In generating a sample of n datapoints drawn from a normal/Gaussian distribution, how big on average the biggest datapoint is will depend on how large n is. I implement a variety of exact & approximate calculations from the literature in R to compare efficiency & accuracy.
In generating a sample of n datapoints drawn from a normal/Gaussian distribution with a particular mean/SD, how big on average the biggest datapoint is will depend on how large n is. Knowing this average is useful in a number of areas like sports or breeding or manufacturing, as it defines how bad/good the worst/best datapoint will be (eg. the score of the winner in a multi-player game).
The order statistic of the mean/average/expectation of the maximum of a draw of n samples from a normal distribution has no exact formula, unfortunately, and is generally not built into any programming language’s libraries.
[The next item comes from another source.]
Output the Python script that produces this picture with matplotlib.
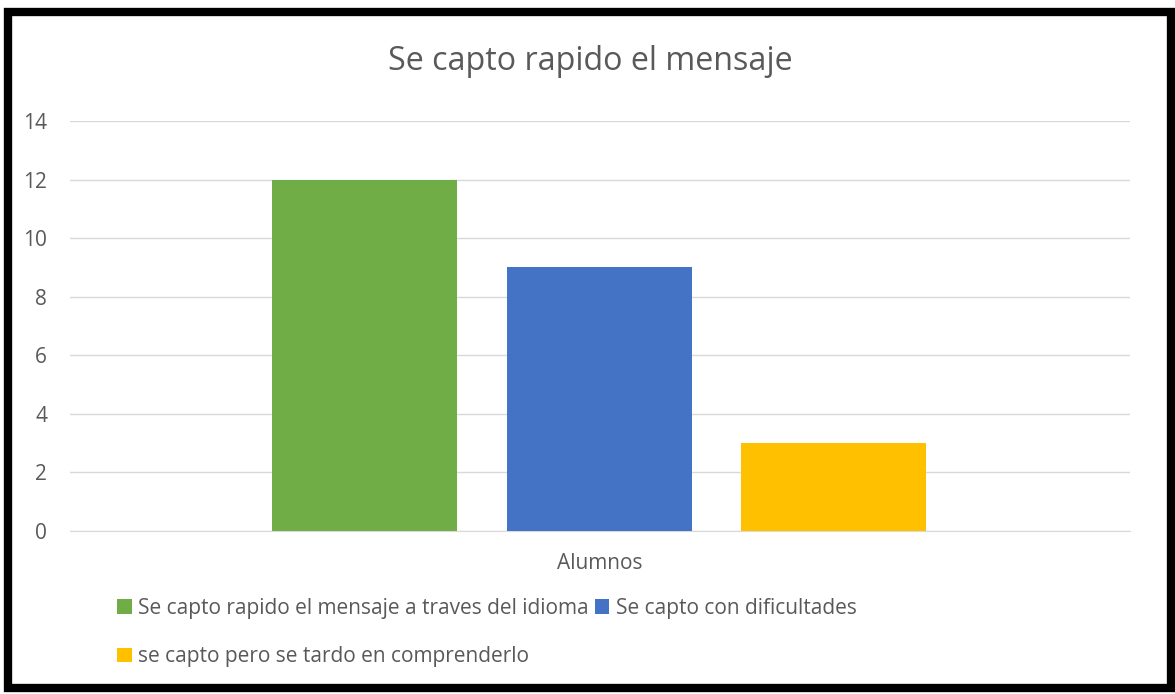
import matplotlib.pyplot as plt
import matplotlib.patches as mpatches
import numpy as np

plt.rcParams['font.family'] = ['Open Sans', 'DejaVu Sans']

# datos
titulo = "Se capto rapido el mensaje"
categoria = "Alumnos"
series = ["Se capto rapido el mensaje a traves del idioma",
          "Se capto con dificultades",
          "se capto pero se tardo en comprenderlo"]
valores = [12, 9, 3]
colores = ["#70ad47", "#4472c4", "#ffc000"]
yticks = [0, 2, 4, 6, 8, 10, 12, 14]

W, H = 1175, 694
fig = plt.figure(figsize=(W / 100, H / 100), dpi=100)
ax = fig.add_axes([70 / W, 1 - 531 / H, (1130 - 70) / W, (531 - 121) / H])

x = np.arange(len(valores))
barras = []
for i in range(len(valores)):
    b = ax.bar(x[i], valores[i], width=0.789, color=colores[i], label=series[i], zorder=3)
    barras.append(b)

ax.set_xlim(-1.256, 3.264)
ax.set_ylim(0, 14)
ax.set_yticks(yticks)
ax.set_xticks([1.003])
ax.set_xticklabels([categoria])
ax.tick_params(axis='both', length=0, labelsize=15, colors='#595959')
ax.tick_params(axis='y', pad=16.5)
ax.tick_params(axis='x', pad=16)
ax.grid(axis='y', color='#d9d9d9', linewidth=1, zorder=0)
for s in ['top', 'right', 'left']:
    ax.spines[s].set_visible(False)
ax.spines['bottom'].set_color('#d9d9d9')

fig.text(590 / W, 1 - 61 / H, titulo, ha='center', va='center', fontsize=23.2, color='#595959')

# leyenda: fila 1 verde, azul; fila 2 amarillo
handles = [barras[0], barras[2], barras[1]]
labels = [series[0], series[2], series[1]]
fig.legend(handles, labels, ncol=2, loc='upper left', bbox_to_anchor=(117 / W, 1 - 598 / H),
           frameon=False, fontsize=15, labelcolor='#595959', handlelength=0.7, handleheight=0.7,
           handletextpad=0.3, columnspacing=0.3, labelspacing=1.3, borderpad=0, borderaxespad=0)

# marco negro
fig.patches.append(mpatches.Rectangle((8 / W, 6 / H), (1171 - 8) / W, (685 - 9) / H,
                                      transform=fig.transFigure, fill=False,
                                      edgecolor='black', linewidth=6, zorder=10))

fig.savefig('out.png', dpi=100)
I implement & compare some of the approaches to estimating this order statistic in the R programming language, for both the maximum and the general order statistic. The overall best approach is to calculate the exact order statistics for the n range of interest using numerical integration via lmomco and cache them in a lookup table, rescaling the mean/SD as necessary for arbitrary normal distributions; next best is a polynomial regression approximation; finally, the Elfving correction to the Blom 195866ya approximation is fast, easily implemented, and accurate for reasonably large n such as n > 100.